The problem when trying to refactor this into small functions is mainly related with error handling. For instance,r trying to extract the logic of 1. would look like this:

int verify_number_of_args(int argc) {
    if (argc != 3) {
        printf("...");
        return -1;
    }
    return 0;
}

and calling it would be something like this

if (verify_number_of_args(argc) == -1) return;

which isn't actually that bad. Now, for the socket, that'd be way more troublesome as both sockfd and s_addr need to be returned, plus the status return value:

int sockfd;
struct sockaddr_in* s_addr;
if (create_socket(port, &sockfd, s_addr) == -1)
    return;

which kind of defeats the purpose of trying to keep my main method as simple and clear as possible. I could, of course, resort to global variables in the .c file but that doesn't seem that good of an idea.

How do you generally handle this kind of things in C?

Was it helpful?

Solution

Here's the simple approach.

Argument parsing and related error checking are main's concern, so I wouldn't split those out unless main is extremely long.

The actual work, i.e. the networking part of the program, can be split off to a function that is very similar to main, except that it takes properly parsed and validated arguments:

int main(int argc, char *argv[])
{
    // handle arguments

    return serve(port, n_lists);
}

int serve(int port, int n_lists)
{
    // do actual work
}

As for error handling: if this code is not meant to be a library, you can get away with just killing the calling process when something goes wrong in a function, no matter how deep down in the call chain it is; that is in fact recommended practice (Kernighan & Pike, The Practice of Programming).

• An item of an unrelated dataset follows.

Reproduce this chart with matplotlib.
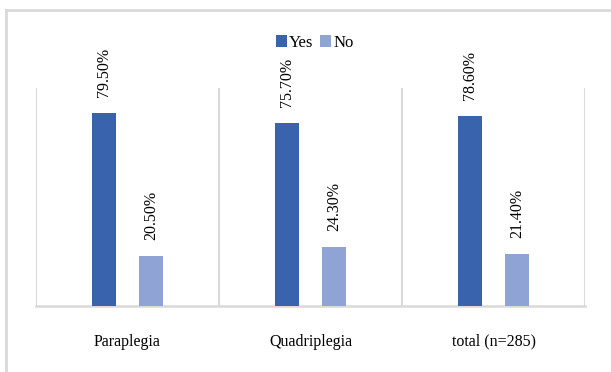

Just make sure you factor out the actual error printing routines in something like

void error(char const *details)
{
    extern char const *progname;  // preferably, put this in a header

    fprintf(stderr, "%s: error (%s): %s\n", progname, details, strerror(errno));
    exit(1);
}

to get consistent error messages. (You might want to check out err(3) on Linux and BSD and maybe emulate that interface on other platforms.)

You can also try to factor out those operations that simply can't go wrong or are just calling a few system calls with some fool-proof setup, since those make for easily reusable components.

OTHER TIPS

Leave as is? A bit of setup at the start of main doesn't constitute a problem, IMO. Start refactoring after things are set up.

Isn't that a sign that you are refactoring for the sake of refactoring ?

Anyway, regarding the "let's initialise sockfd and s_addr in one go", you can always create a structure, and pass a pointer to it :

struct app_ctx {
    int init_stage;
    int sock_fd;
    struct sockaddr_in myaddr;
    ...
}

Then you pass a pointer to an instance of this structure to all your "do one thing at a time" functions, and return error code.

At cleanup time, you do the same thing and pass the same structure.